While accessing some products like castings and forgings used for engine manufacturing remains difficult, Honeywell and other large aerospace suppliers in recent months have pointed to signs of improvement in the supply chain.
Honeywell supplies products including avionics and flight control systems to Boeing, Airbus and Chinese planemaker COMAC, and ground-based power units to airlines.
But shortages of labor and materials like aluminum, steel and superalloys continue to dog the aerospace industry, with airlines facing more than $11 billion in extra costs due to various supplier disruptions this year, the International Air Transport Association (IATA) said on Monday.
Honeywell Aerospace Chief Commercial and Strategy Officer Ben Driggs said in an interview on Friday that products like avionics and navigation equipment were the most improved areas within the supply chain because they relied less on the availability of raw materials.
"So avionics, navigation, satellite communications, that's where we've seen the most improvement," Driggs said.
"It has less raw material constraints," he added, without disclosing the name of any particular material.
The supply chain has struggled to meet growth from all three segments of the aerospace market: commercial air transport, business aviation and defense.
Driggs said other parts of the supply chain including engines for private jets were also improving, but not as much as electronics.

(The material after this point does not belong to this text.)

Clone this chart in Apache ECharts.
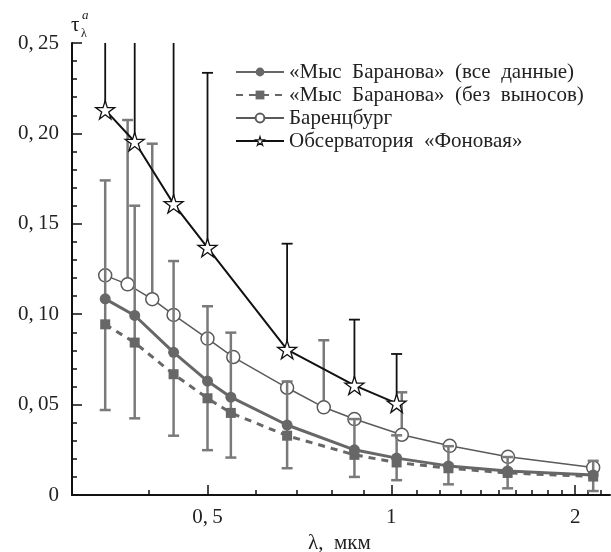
<!DOCTYPE html>
<html>
<head>
<meta charset="utf-8">
<title>tau</title>
<script src="https://cdn.jsdelivr.net/npm/echarts@6/dist/echarts.min.js"></script>
<style>
    html, body { margin: 0; padding: 0; background: #fff; }
    #chart { width: 611px; height: 552px; }
</style>
</head>
<body>
<div id="chart"></div>
<script>
// длины волн и значения
var lamBaranova = [0.340, 0.380, 0.440, 0.500, 0.546, 0.675, 0.870, 1.020, 1.240, 1.550, 2.140];
var tauBaranovaAll = [0.1085, 0.0993, 0.0789, 0.0630, 0.0541, 0.0387, 0.0250, 0.0204, 0.0161, 0.0133, 0.0111];
var tauBaranovaClean = [0.0944, 0.0843, 0.0668, 0.0535, 0.0454, 0.0328, 0.0222, 0.0180, 0.0148, 0.0122, 0.0102];
var lowBaranova = [0.0470, 0.0424, 0.0328, 0.0248, 0.0207, 0.0148, 0.0100, 0.0082, 0.0059, 0.0037, 0.0022];
var highBaranova = [0.1740, 0.1600, 0.1294, 0.1044, 0.0898, 0.0628, 0.0420, 0.0330, 0.0270, 0.0210, 0.0189];

var lamBarentsburg = [0.340, 0.370, 0.406, 0.440, 0.500, 0.551, 0.675, 0.775, 0.870, 1.040, 1.246, 1.552, 2.140];
var tauBarentsburg = [0.1215, 0.1165, 0.1083, 0.0996, 0.0865, 0.0763, 0.0593, 0.0485, 0.0420, 0.0333, 0.0272, 0.0211, 0.0152];
var highBarentsburg = [null, 0.2074, 0.1943, null, null, null, null, 0.0856, null, 0.0568, null, null, null];

var lamFonovaya = [0.340, 0.380, 0.440, 0.500, 0.675, 0.870, 1.020];
var tauFonovaya = [0.2130, 0.1954, 0.1610, 0.1368, 0.0804, 0.0606, 0.0507];
var highFonovaya = [0.300, 0.290, 0.360, 0.2335, 0.1390, 0.0970, 0.0780];

var xMajorTicks = [0.5, 1, 2];
var xMinorTicks = [0.4, 0.6, 0.7, 0.8, 0.9, 1.1, 1.2, 1.3, 1.4, 1.5, 1.6, 1.7, 1.8, 1.9, 2.1, 2.2];

var names = ['«Мыс Баранова» (все данные)', '«Мыс Баранова» (без выносов)', 'Баренцбург', 'Обсерватория «Фоновая»'];

var FONT = 'Liberation Serif';
var GRAY = '#676767';
var STAR = 'path://M50,2 L61,37 L98,37 L68,59 L79,95 L50,73 L21,95 L32,59 L2,37 L39,37 Z';
var Y_MAX = 0.25;

// склеиваем массивы в точки
function zip(xs, ys) {
    var out = [];
    xs.forEach(function (x, i) {
        out.push([x, ys[i]]);
    });
    return out;
}

// отрезки погрешностей [x, низ, верх]
function bars(xs, lows, highs) {
    var out = [];
    xs.forEach(function (x, i) {
        if (highs[i] == null) return;
        out.push([x, lows[i], highs[i]]);
    });
    return out;
}

// верхние погрешности рисуются от самой точки (4-е поле = сама точка, без нижней засечки)
function upOnly(xs, ys, highs) {
    var out = [];
    xs.forEach(function (x, i) {
        if (highs[i] == null) return;
        out.push([x, ys[i], highs[i], ys[i]]);
    });
    return out;
}

function errorRender(color, width) {
    return function (params, api) {
        var x = api.value(0);
        var lo = api.coord([x, api.value(1)]);
        var hi = api.coord([x, api.value(2)]);
        var top = api.coord([x, Y_MAX]);
        var cut = hi[1] < top[1];  // уходит за верх оси - без засечки
        if (cut) hi[1] = top[1];
        var st = { stroke: color, lineWidth: width };
        var kids = [{ type: 'line', shape: { x1: lo[0], y1: lo[1], x2: hi[0], y2: hi[1] }, style: st }];
        if (!cut) {
            kids.push({ type: 'line', shape: { x1: hi[0] - 5.5, y1: hi[1], x2: hi[0] + 5.5, y2: hi[1] }, style: st });
        }
        if (api.value(1) !== api.value(3)) {
            kids.push({ type: 'line', shape: { x1: lo[0] - 5.5, y1: lo[1], x2: lo[0] + 5.5, y2: lo[1] }, style: st });
        }
        return { type: 'group', children: kids };
    };
}

// запятая с узким пробелом, как в оригинале
function decimal(s) {
    return s.replace('.', ',\u2009');
}

var chart = echarts.init(document.getElementById('chart'));

var option = {
    animation: false,
    backgroundColor: '#fff',
    textStyle: { fontFamily: FONT },
    grid: { left: 72, right: 1, top: 43, bottom: 57, outerBoundsMode: 'none' },
    legend: {
        data: [
            { name: names[0] },
            { name: names[1] },
            { name: names[2] },
            { name: names[3], itemStyle: { color: '#fff', borderColor: '#111', borderWidth: 1.2 } }
        ],
        orient: 'vertical',
        left: 230,
        top: 56,
        itemWidth: 48,
        itemHeight: 11,
        itemGap: 1,
        formatter: function (n) { return n.replace(/ /g, '\u2002'); },
        textStyle: { fontFamily: FONT, fontSize: 21, lineHeight: 22, color: '#222' }
    },
    // подписи осей
    graphic: [
        { type: 'text', left: 71, top: 15, style: { text: 'τ', font: '21px ' + FONT, fill: '#222' } },
        { type: 'text', left: 82, top: 9, style: { text: 'a', font: 'italic 13px ' + FONT, fill: '#222' } },
        { type: 'text', left: 81, top: 28, style: { text: 'λ', font: '12px ' + FONT, fill: '#222' } },
        { type: 'text', left: 308, top: 533, style: { text: 'λ,  мкм', font: '21px ' + FONT, fill: '#222' } }
    ],
    xAxis: [
        {
            type: 'log',
            min: 0.3,
            max: 2.28,
            axisLine: { show: true, onZero: false, lineStyle: { color: '#111', width: 2 } },
            axisTick: { show: true, inside: true, length: 10, customValues: xMajorTicks, lineStyle: { color: '#111', width: 1.5 } },
            axisLabel: {
                customValues: xMajorTicks,
                margin: 12,
                fontFamily: FONT,
                fontSize: 21,
                color: '#222',
                formatter: function (v) { return decimal(String(v)); }
            },
            splitLine: { show: false },
            minorTick: { show: false }
        },
        {
            type: 'log',
            min: 0.3,
            max: 2.28,
            position: 'bottom',
            axisLine: { show: false, onZero: false },
            axisTick: { show: true, inside: true, length: 5, customValues: xMinorTicks, lineStyle: { color: '#111', width: 1.5 } },
            axisLabel: { show: false },
            splitLine: { show: false }
        }
    ],
    yAxis: {
        type: 'value',
        min: 0,
        max: Y_MAX,
        interval: 0.05,
        axisLine: { show: true, lineStyle: { color: '#111', width: 2 } },
        axisTick: { show: true, inside: true, length: 10, lineStyle: { color: '#111', width: 1.5 } },
        minorTick: { show: true, splitNumber: 5, length: 5, lineStyle: { color: '#111', width: 1.5 } },
        axisLabel: {
            margin: 13,
            fontFamily: FONT,
            fontSize: 21,
            color: '#222',
            formatter: function (v) { return v === 0 ? '0' : decimal(v.toFixed(2)); }
        },
        splitLine: { show: false }
    },
    series: [
        // Баренцбург - погрешности вверх
        {
            type: 'custom',
            name: 'err-barents',
            z: 1,
            renderItem: errorRender('#7a7a7a', 2.5),
            encode: { x: 0, y: [1, 2] },
            data: upOnly(lamBarentsburg, tauBarentsburg, highBarentsburg)
        },
        {
            type: 'line',
            name: names[2],
            z: 2,
            data: zip(lamBarentsburg, tauBarentsburg),
            symbol: 'circle',
            symbolSize: 13,
            itemStyle: { color: '#fff', borderColor: '#5a5a5a', borderWidth: 1.5 },
            lineStyle: { color: '#5a5a5a', width: 1.5 }
        },
        // Мыс Баранова - погрешности
        {
            type: 'custom',
            name: 'err-baranova',
            z: 3,
            renderItem: errorRender('#7a7a7a', 2.5),
            encode: { x: 0, y: [1, 2] },
            data: bars(lamBaranova, lowBaranova, highBaranova)
        },
        {
            type: 'line',
            name: names[1],
            z: 4,
            data: zip(lamBaranova, tauBaranovaClean),
            symbol: 'rect',
            symbolSize: 10,
            itemStyle: { color: GRAY },
            lineStyle: { color: GRAY, width: 3, type: [7, 6] }
        },
        {
            type: 'line',
            name: names[0],
            z: 5,
            data: zip(lamBaranova, tauBaranovaAll),
            symbol: 'circle',
            symbolSize: 11,
            itemStyle: { color: GRAY },
            lineStyle: { color: GRAY, width: 3 }
        },
        // Фоновая - погрешности вверх
        {
            type: 'custom',
            name: 'err-fon',
            z: 6,
            renderItem: errorRender('#111', 1.8),
            encode: { x: 0, y: [1, 2] },
            data: upOnly(lamFonovaya, tauFonovaya, highFonovaya)
        },
        {
            type: 'line',
            name: names[3],
            z: 7,
            data: zip(lamFonovaya, tauFonovaya),
            symbol: STAR,
            symbolSize: 19,
            symbolKeepAspect: true,
            itemStyle: { color: '#fff', borderColor: '#111', borderWidth: 1.3 },
            lineStyle: { color: '#111', width: 2 }
        }
    ]
};

chart.setOption(option);
</script>
</body>
</html>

IATA CEO Willie Walsh has questioned the influence large suppliers exert over the prices of parts, pointing to a gap between airline operating margins, forecast at 6.7% this year, and margins of some engine makers and suppliers in the mid-20% range.
Honeywell's aerospace division reported a 25.5% margin in the second quarter.
Driggs declined to comment on margins, but said it was important for suppliers to support airline operators.
After pressure from activist investor Elliott Management, Honeywell in February announced plans to split into three independent companies, including a spin-off of its aerospace business.